In July, the Postal Service had asked for the PRC’s permission, under the terms of the 2006 Postal Accountability and Enhancement Act, to raise postage and parcel rates to offset revenue shortfalls that it said were brought on by the “extraordinary or exceptional” mail volume declines resulting from the Great Recession. The Service had argued that without such an increase, it would be unable to make its scheduled pre-funding payments into the Postal Service Retiree Health Benefit Fund as mandated by the PAEA.

For the next three months, the Commission heard testimony on the subject from a variety of sources and reviewed hundreds of comments from the public. Ultimately, the PRC concluded in its findings “that the recent recession and its impact on postal volumes” indeed qualified as “an ‘extraordinary or exceptional’ circumstance” as defined by the PAEA.

“The recent recession [was] unique in kind and severity in post-war America,” the Commission said. “The credit crisis disproportionately damaged the very economic sectors on which demand for postal services depends most—real estate, banking, mortgage lending, credit card lending, insurance and advertising.”

However, the Commission determined that the Service would have had serious money problems even if the recession had never happened, thanks to what it called the “overly ambitious requirement for the Postal Service to pre-fund its future retiree health benefit premiums” mandated by the PAEA.

“The Commission’s ruling confirms what we have been saying for more than a year now,” President Rolando said, “that the key to the Postal Service’s financial future lies in relieving the onerous requirement to fully fund its retiree health benefit fund within a 10-year time frame by paying $5.5 billion a year—a requirement foisted upon no other corporation or government agency in America.” The account already contains more than $37 billion—enough to handle the needs of current and future retirees for decades, he added.

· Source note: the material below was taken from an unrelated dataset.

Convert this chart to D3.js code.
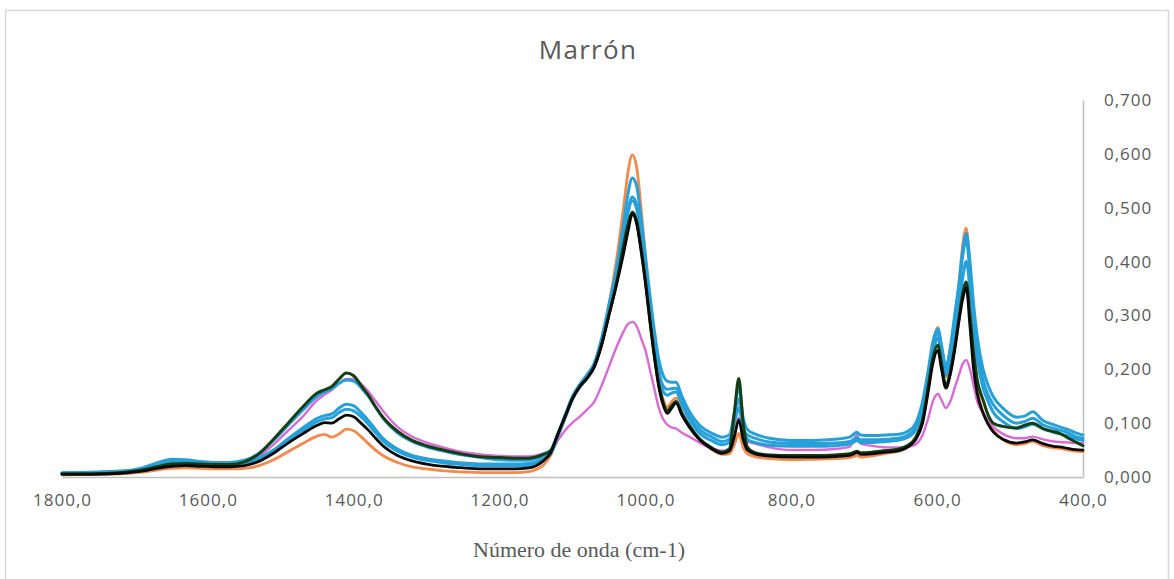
<!DOCTYPE html>
<html>
<head>
<meta charset="utf-8">
<script src="https://cdn.jsdelivr.net/npm/d3@7"></script>
<style>
  html, body { margin: 0; padding: 0; background: #fff; }
  svg { display: block; }
</style>
</head>
<body>
<svg id="chart" width="1174" height="579"></svg>
<script>
// Wavenumbers (cm-1), shared by every spectrum
const wavenumbers = [
  1800,1760,1720,1690,1670,1650,1630,1610,1590,1570,1550,1530,1510,1490,1470,1450,1440,1430,1420,1410,
  1400,1390,1380,1370,1360,1340,1320,1300,1280,1260,1240,1220,1200,1180,1160,1150,1140,
  1130,1120,1110,1100,1090,1080,1070,1060,1050,1040,
  1030,1024,1018,1012,1006,1000,994,988,982,976,
  970,964,958,950,940,925,910,895,885,878,
  872,866,860,850,830,800,770,740,720,714,
  710,705,690,670,650,640,630,620,612,606,
  599,594,588,582,576,570,565,560,555,550,
  545,537,530,523,510,491,480,469,455,440,
  432,420,410,400
];

// Absorbance of each sample
const orangeSeries = [
  0.004,0.005,0.006,0.009,0.013,0.016,0.017,0.016,0.015,0.015,0.016,0.021,0.032,0.047,0.062,0.076,0.079,0.074,0.08,0.089,
  0.086,0.075,0.062,0.05,0.04,0.027,0.019,0.015,0.012,0.01,0.009,0.008,0.008,0.008,0.01,0.014,0.022,
  0.04,0.075,0.11,0.145,0.17,0.188,0.21,0.255,0.32,0.4,
  0.5,0.565,0.598,0.575,0.5,0.41,0.32,0.24,0.18,0.145,
  0.13,0.14,0.147,0.12,0.094,0.068,0.052,0.042,0.043,0.06,
  0.081,0.055,0.043,0.038,0.034,0.032,0.033,0.034,0.036,0.038,
  0.04,0.037,0.039,0.044,0.049,0.056,0.072,0.11,0.18,0.24,
  0.278,0.235,0.186,0.22,0.29,0.36,0.43,0.462,0.38,0.26,
  0.17,0.12,0.1,0.086,0.07,0.06,0.062,0.066,0.058,0.054,
  0.053,0.05,0.048,0.047
];
const pinkSeries = [
  0.006,0.006,0.008,0.012,0.018,0.023,0.025,0.025,0.024,0.025,0.029,0.039,0.06,0.086,0.112,0.143,0.153,0.162,0.174,0.182,
  0.182,0.173,0.159,0.141,0.123,0.093,0.075,0.064,0.056,0.049,0.044,0.041,0.039,0.038,0.038,0.04,0.044,
  0.047,0.068,0.087,0.101,0.112,0.125,0.14,0.17,0.205,0.24,
  0.27,0.284,0.288,0.28,0.258,0.235,0.2,0.165,0.13,0.108,
  0.097,0.092,0.09,0.082,0.075,0.063,0.054,0.049,0.05,0.078,
  0.11,0.078,0.066,0.062,0.055,0.05,0.05,0.052,0.056,0.07,
  0.078,0.062,0.058,0.055,0.055,0.056,0.06,0.078,0.11,0.14,
  0.154,0.143,0.128,0.14,0.165,0.19,0.21,0.217,0.2,0.17,
  0.14,0.119,0.105,0.093,0.08,0.072,0.072,0.075,0.07,0.066,
  0.065,0.064,0.063,0.063
];
const blueSeriesA = [
  0.008,0.009,0.011,0.017,0.026,0.033,0.032,0.029,0.027,0.027,0.031,0.044,0.068,0.096,0.124,0.15,0.158,0.164,0.174,0.18,
  0.178,0.166,0.15,0.13,0.11,0.082,0.066,0.056,0.049,0.043,0.039,0.035,0.032,0.031,0.031,0.034,0.042,
  0.05,0.08,0.115,0.15,0.172,0.19,0.212,0.258,0.32,0.385,
  0.47,0.525,0.555,0.54,0.48,0.41,0.34,0.275,0.22,0.19,
  0.178,0.176,0.176,0.15,0.122,0.095,0.082,0.074,0.078,0.12,
  0.168,0.11,0.088,0.08,0.072,0.068,0.068,0.07,0.074,0.08,
  0.083,0.078,0.077,0.078,0.08,0.085,0.098,0.14,0.2,0.25,
  0.275,0.245,0.205,0.24,0.3,0.36,0.42,0.452,0.4,0.32,
  0.26,0.2,0.17,0.149,0.128,0.111,0.113,0.121,0.105,0.097,
  0.093,0.088,0.082,0.078
];
const blueSeriesB = [
  0.007,0.008,0.01,0.015,0.023,0.03,0.029,0.027,0.025,0.025,0.027,0.035,0.05,0.071,0.091,0.109,0.114,0.117,0.128,0.135,
  0.132,0.12,0.105,0.088,0.072,0.052,0.04,0.034,0.03,0.027,0.025,0.024,0.024,0.024,0.025,0.028,0.036,
  0.045,0.078,0.113,0.148,0.17,0.187,0.208,0.252,0.31,0.37,
  0.445,0.495,0.52,0.505,0.455,0.39,0.32,0.255,0.2,0.17,
  0.163,0.164,0.165,0.14,0.113,0.087,0.075,0.066,0.07,0.1,
  0.128,0.09,0.078,0.072,0.065,0.062,0.062,0.063,0.066,0.07,
  0.073,0.069,0.069,0.07,0.073,0.078,0.09,0.13,0.19,0.24,
  0.268,0.24,0.2,0.235,0.29,0.35,0.41,0.44,0.38,0.3,
  0.24,0.18,0.152,0.134,0.115,0.1,0.103,0.109,0.097,0.09,
  0.087,0.082,0.075,0.072
];
const blueSeriesC = [
  0.007,0.008,0.01,0.015,0.022,0.028,0.028,0.026,0.024,0.024,0.026,0.033,0.047,0.067,0.086,0.103,0.108,0.11,0.12,0.126,
  0.123,0.112,0.098,0.082,0.067,0.048,0.037,0.031,0.027,0.024,0.022,0.021,0.021,0.021,0.022,0.026,0.034,
  0.043,0.076,0.11,0.145,0.167,0.184,0.205,0.25,0.305,0.365,
  0.44,0.49,0.513,0.498,0.45,0.385,0.315,0.25,0.195,0.16,
  0.152,0.156,0.158,0.134,0.107,0.08,0.068,0.06,0.064,0.11,
  0.145,0.09,0.07,0.064,0.059,0.057,0.057,0.058,0.061,0.065,
  0.068,0.064,0.064,0.066,0.069,0.074,0.086,0.125,0.18,0.228,
  0.258,0.228,0.19,0.22,0.27,0.32,0.37,0.40,0.35,0.28,
  0.22,0.165,0.14,0.12,0.103,0.09,0.093,0.098,0.09,0.083,
  0.08,0.076,0.071,0.068
];
const greenSeries = [
  0.006,0.006,0.008,0.013,0.019,0.024,0.025,0.024,0.023,0.023,0.028,0.043,0.07,0.1,0.13,0.156,0.162,0.168,0.182,0.193,
  0.188,0.17,0.152,0.13,0.111,0.085,0.068,0.058,0.051,0.045,0.04,0.037,0.036,0.035,0.035,0.037,0.042,
  0.048,0.08,0.113,0.146,0.168,0.184,0.206,0.247,0.302,0.358,
  0.43,0.468,0.492,0.475,0.425,0.365,0.295,0.23,0.175,0.14,
  0.123,0.132,0.14,0.118,0.096,0.07,0.055,0.046,0.052,0.12,
  0.183,0.1,0.055,0.045,0.041,0.04,0.04,0.041,0.043,0.046,
  0.048,0.045,0.046,0.049,0.053,0.059,0.072,0.105,0.17,0.22,
  0.245,0.21,0.17,0.195,0.24,0.295,0.34,0.362,0.3,0.23,
  0.18,0.143,0.115,0.1,0.094,0.091,0.096,0.1,0.09,0.084,
  0.081,0.072,0.065,0.058
];
const blackSeries = [
  0.005,0.005,0.007,0.011,0.016,0.02,0.021,0.02,0.019,0.019,0.021,0.029,0.044,0.063,0.08,0.096,0.101,0.1,0.108,0.115,
  0.112,0.1,0.087,0.072,0.058,0.04,0.03,0.024,0.02,0.018,0.016,0.015,0.015,0.015,0.017,0.021,0.03,
  0.045,0.08,0.113,0.145,0.168,0.183,0.205,0.245,0.3,0.355,
  0.415,0.455,0.488,0.47,0.42,0.36,0.29,0.225,0.17,0.135,
  0.118,0.128,0.137,0.115,0.093,0.068,0.053,0.044,0.048,0.075,
  0.106,0.07,0.05,0.043,0.039,0.037,0.037,0.038,0.04,0.043,
  0.046,0.042,0.043,0.046,0.05,0.056,0.068,0.1,0.16,0.21,
  0.235,0.2,0.165,0.19,0.235,0.29,0.33,0.352,0.28,0.2,
  0.155,0.119,0.098,0.084,0.07,0.063,0.065,0.069,0.062,0.057,
  0.056,0.053,0.051,0.05
];

const xTickValues = [1800, 1600, 1400, 1200, 1000, 800, 600, 400];
const yTickValues = [0, 0.1, 0.2, 0.3, 0.4, 0.5, 0.6, 0.7];

const chartTitle = "Marrón";
const xAxisTitle = "Número de onda (cm-1)";

// Series drawn in order; later ones sit on top
const spectra = [
  { values: orangeSeries, color: "#F28A4C", width: 2.8 },
  { values: pinkSeries,   color: "#D96BD4", width: 2.4 },
  { values: blueSeriesC,  color: "#27A0DA", width: 3.0 },
  { values: blueSeriesB,  color: "#27A0DA", width: 3.0 },
  { values: blueSeriesA,  color: "#27A0DA", width: 3.0 },
  { values: greenSeries,  color: "#143F14", width: 3.0 },
  { values: blackSeries,  color: "#0A0A0A", width: 2.8 }
];

const svg = d3.select("#chart");
const plot = { left: 62, right: 1083, top: 100, bottom: 477 };

// Outer chart frame
svg.append("rect")
  .attr("x", 5.5).attr("y", 10.5)
  .attr("width", 1163).attr("height", 600)
  .attr("fill", "#fff")
  .attr("stroke", "#d9d9d9").attr("stroke-width", 1.5);

const x = d3.scaleLinear().domain([1800, 400]).range([plot.left, plot.right]);
const y = d3.scaleLinear().domain([0, 0.7]).range([plot.bottom, plot.top]);

const fmtX = v => d3.format(".1f")(v).replace(".", ",");
const fmtY = v => d3.format(".3f")(v).replace(".", ",");

const tickFont = sel => sel
  .attr("fill", "#595959")
  .style("font-family", "'Open Sans', sans-serif")
  .style("font-size", "17px")
  .style("letter-spacing", "1px");

// X axis along the bottom
const xAxis = svg.append("g")
  .attr("transform", `translate(0,${plot.bottom})`)
  .call(d3.axisBottom(x).tickValues(xTickValues).tickSize(0).tickPadding(17).tickFormat(fmtX));
xAxis.select(".domain").attr("stroke", "#bfbfbf").attr("stroke-width", 1.5);
xAxis.selectAll("text").call(tickFont);

// Y axis on the right
const yAxis = svg.append("g")
  .attr("transform", `translate(${plot.right},0)`)
  .call(d3.axisRight(y).tickValues(yTickValues).tickSize(0).tickPadding(21).tickFormat(fmtY));
yAxis.select(".domain").attr("stroke", "#bfbfbf").attr("stroke-width", 1.5);
yAxis.selectAll("text").call(tickFont);

// Spectra
const line = d3.line()
  .x((d, i) => x(wavenumbers[i]))
  .y(d => y(d))
  .curve(d3.curveMonotoneX);

svg.append("g")
  .selectAll("path")
  .data(spectra)
  .join("path")
  .attr("d", s => line(s.values))
  .attr("fill", "none")
  .attr("stroke", s => s.color)
  .attr("stroke-width", s => s.width)
  .attr("stroke-linejoin", "round")
  .attr("stroke-linecap", "round");

// Titles
svg.append("text")
  .attr("x", 588).attr("y", 59)
  .attr("text-anchor", "middle")
  .attr("fill", "#595959")
  .style("font-family", "'Open Sans', sans-serif")
  .style("font-size", "26px")
  .style("letter-spacing", "1.3px")
  .text(chartTitle);

svg.append("text")
  .attr("x", 579).attr("y", 557)
  .attr("text-anchor", "middle")
  .attr("fill", "#595959")
  .style("font-family", "'Liberation Serif', 'Times New Roman', serif")
  .style("font-size", "22px")
  .text(xAxisTitle);
</script>
</body>
</html>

The Postal Service “has been unable to fund this obligation from operations, and has instead used up all of its retained earnings and drawn down from its $15 billion borrowing authority,” the Commission’s report noted. “Even with the requested increase, the Postal Service would be unable to meet this annual obligation either in 2011, or in succeeding years.”

The report wasn’t all gloom and doom, however. Indeed, the Commission recognized that the USPS had slashed expenses by $6 billion last year, and that Postal Service cost-cutting has stayed ahead of mail volume declines over the last 12 months.

“The Postal Service is making up lost ground, reducing hours far in excess of the declines,” the report said. “This offers a positive outlook for the future.” The Commission also sounded another upbeat note—that as the effects of the recession are fading, mail volume appears to be rebounding.

“We continue to press Congress to pass H.R. 5746, which calls for refunding the decades of Postal Service overpayment into the Civil Service Retirement System—worth between $50 billion and $75 billion—and transfer the resulting surplus into the Postal Service Retiree Health Benefit Fund to offset the PAEA’s pre-funding requirement,” President Rolando said. “We remain hopeful that our friends in both the House and Senate will draw upon the PRC’s findings and use them to get this law passed in Congress’ ‘lame duck’ session before the end of the year.”